▶ _Exercise details_
Write out exactly the lines between the line containing "Give me the Plotly source for this chart." and the line containing "il_a_sd = [3.0, 89.3, 16.5, 32.5]", including both of those lines, and nothing more.

▶ _Data for processing_
- - - -
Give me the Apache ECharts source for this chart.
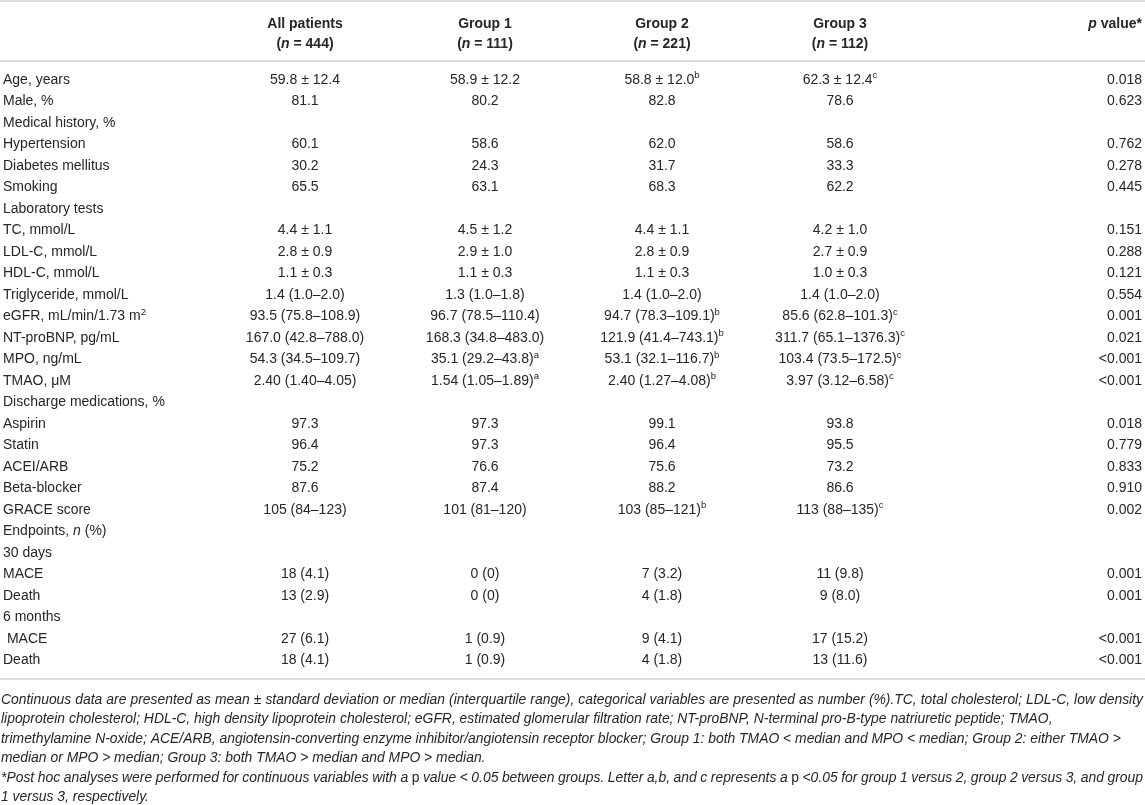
- - - -
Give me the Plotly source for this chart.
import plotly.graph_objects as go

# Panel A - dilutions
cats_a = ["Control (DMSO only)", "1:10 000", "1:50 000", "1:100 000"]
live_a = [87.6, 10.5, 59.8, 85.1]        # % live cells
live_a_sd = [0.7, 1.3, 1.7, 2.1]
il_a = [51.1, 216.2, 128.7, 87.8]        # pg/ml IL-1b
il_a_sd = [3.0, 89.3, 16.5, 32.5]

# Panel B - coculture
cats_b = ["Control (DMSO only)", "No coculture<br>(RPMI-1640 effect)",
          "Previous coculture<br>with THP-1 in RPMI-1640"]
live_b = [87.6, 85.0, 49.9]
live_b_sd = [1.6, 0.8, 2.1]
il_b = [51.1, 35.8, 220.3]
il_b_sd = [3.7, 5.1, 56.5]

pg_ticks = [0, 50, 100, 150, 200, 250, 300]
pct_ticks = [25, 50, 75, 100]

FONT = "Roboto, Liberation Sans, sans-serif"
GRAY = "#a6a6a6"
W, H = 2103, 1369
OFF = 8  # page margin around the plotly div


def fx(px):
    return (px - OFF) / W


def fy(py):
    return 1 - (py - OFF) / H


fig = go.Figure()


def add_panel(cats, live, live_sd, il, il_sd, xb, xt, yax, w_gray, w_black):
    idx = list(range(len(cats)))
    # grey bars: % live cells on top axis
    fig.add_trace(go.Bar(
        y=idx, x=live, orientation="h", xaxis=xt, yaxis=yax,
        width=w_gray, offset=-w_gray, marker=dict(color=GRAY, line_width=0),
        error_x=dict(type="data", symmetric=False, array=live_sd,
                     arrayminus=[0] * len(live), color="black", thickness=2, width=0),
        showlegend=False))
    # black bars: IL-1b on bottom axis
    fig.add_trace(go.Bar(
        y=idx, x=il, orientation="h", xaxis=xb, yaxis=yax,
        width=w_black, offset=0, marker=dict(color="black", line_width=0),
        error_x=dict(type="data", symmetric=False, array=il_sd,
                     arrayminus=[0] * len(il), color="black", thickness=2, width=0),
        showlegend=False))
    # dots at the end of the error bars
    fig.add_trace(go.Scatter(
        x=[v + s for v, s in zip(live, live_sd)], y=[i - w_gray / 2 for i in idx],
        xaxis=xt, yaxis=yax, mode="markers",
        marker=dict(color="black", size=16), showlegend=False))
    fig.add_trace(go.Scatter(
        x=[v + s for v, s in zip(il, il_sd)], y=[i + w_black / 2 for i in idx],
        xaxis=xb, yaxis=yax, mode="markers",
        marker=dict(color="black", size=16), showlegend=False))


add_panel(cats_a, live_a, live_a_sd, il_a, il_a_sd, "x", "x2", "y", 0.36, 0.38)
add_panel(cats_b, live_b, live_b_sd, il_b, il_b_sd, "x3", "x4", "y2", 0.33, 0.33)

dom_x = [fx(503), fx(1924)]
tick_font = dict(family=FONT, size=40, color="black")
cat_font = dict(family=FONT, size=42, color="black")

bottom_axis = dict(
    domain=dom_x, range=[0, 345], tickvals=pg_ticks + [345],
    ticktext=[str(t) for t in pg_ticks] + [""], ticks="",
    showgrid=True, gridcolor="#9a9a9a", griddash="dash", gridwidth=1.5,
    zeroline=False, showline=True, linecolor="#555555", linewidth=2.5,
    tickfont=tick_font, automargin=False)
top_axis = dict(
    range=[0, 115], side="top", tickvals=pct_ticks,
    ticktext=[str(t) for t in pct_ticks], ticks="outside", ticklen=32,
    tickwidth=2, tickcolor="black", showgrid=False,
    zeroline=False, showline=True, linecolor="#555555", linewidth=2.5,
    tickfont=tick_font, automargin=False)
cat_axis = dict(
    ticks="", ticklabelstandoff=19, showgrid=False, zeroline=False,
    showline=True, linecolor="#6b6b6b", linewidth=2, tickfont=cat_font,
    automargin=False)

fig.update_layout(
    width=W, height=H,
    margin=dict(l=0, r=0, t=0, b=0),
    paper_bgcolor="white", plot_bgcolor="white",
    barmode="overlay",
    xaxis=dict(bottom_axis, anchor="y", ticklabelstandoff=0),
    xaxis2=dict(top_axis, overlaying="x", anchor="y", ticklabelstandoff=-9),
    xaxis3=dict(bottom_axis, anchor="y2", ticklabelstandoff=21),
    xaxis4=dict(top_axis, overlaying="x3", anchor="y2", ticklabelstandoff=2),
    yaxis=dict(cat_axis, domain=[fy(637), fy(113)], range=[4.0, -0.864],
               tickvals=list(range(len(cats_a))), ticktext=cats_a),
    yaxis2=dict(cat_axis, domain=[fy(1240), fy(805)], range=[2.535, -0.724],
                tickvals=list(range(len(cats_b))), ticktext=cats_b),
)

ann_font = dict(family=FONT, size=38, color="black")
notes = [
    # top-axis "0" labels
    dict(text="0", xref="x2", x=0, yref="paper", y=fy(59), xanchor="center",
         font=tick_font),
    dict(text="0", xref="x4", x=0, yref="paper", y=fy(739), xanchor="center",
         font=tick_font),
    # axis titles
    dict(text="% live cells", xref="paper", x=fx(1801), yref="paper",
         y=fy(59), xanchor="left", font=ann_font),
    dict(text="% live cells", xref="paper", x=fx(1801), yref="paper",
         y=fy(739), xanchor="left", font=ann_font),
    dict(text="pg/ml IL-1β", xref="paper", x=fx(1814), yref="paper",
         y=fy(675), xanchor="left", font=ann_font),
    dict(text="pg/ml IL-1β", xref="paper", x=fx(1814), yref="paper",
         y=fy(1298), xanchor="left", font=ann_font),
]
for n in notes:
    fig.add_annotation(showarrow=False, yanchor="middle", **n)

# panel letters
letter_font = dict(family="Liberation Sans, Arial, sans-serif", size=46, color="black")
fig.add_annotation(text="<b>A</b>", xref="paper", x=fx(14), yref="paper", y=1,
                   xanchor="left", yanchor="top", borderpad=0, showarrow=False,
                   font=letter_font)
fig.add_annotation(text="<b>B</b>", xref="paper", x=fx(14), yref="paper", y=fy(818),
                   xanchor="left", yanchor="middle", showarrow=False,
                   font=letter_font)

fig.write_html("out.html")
- - - -
▶ _Full response_
Give me the Plotly source for this chart.
import plotly.graph_objects as go

# Panel A - dilutions
cats_a = ["Control (DMSO only)", "1:10 000", "1:50 000", "1:100 000"]
live_a = [87.6, 10.5, 59.8, 85.1]        # % live cells
live_a_sd = [0.7, 1.3, 1.7, 2.1]
il_a = [51.1, 216.2, 128.7, 87.8]        # pg/ml IL-1b
il_a_sd = [3.0, 89.3, 16.5, 32.5]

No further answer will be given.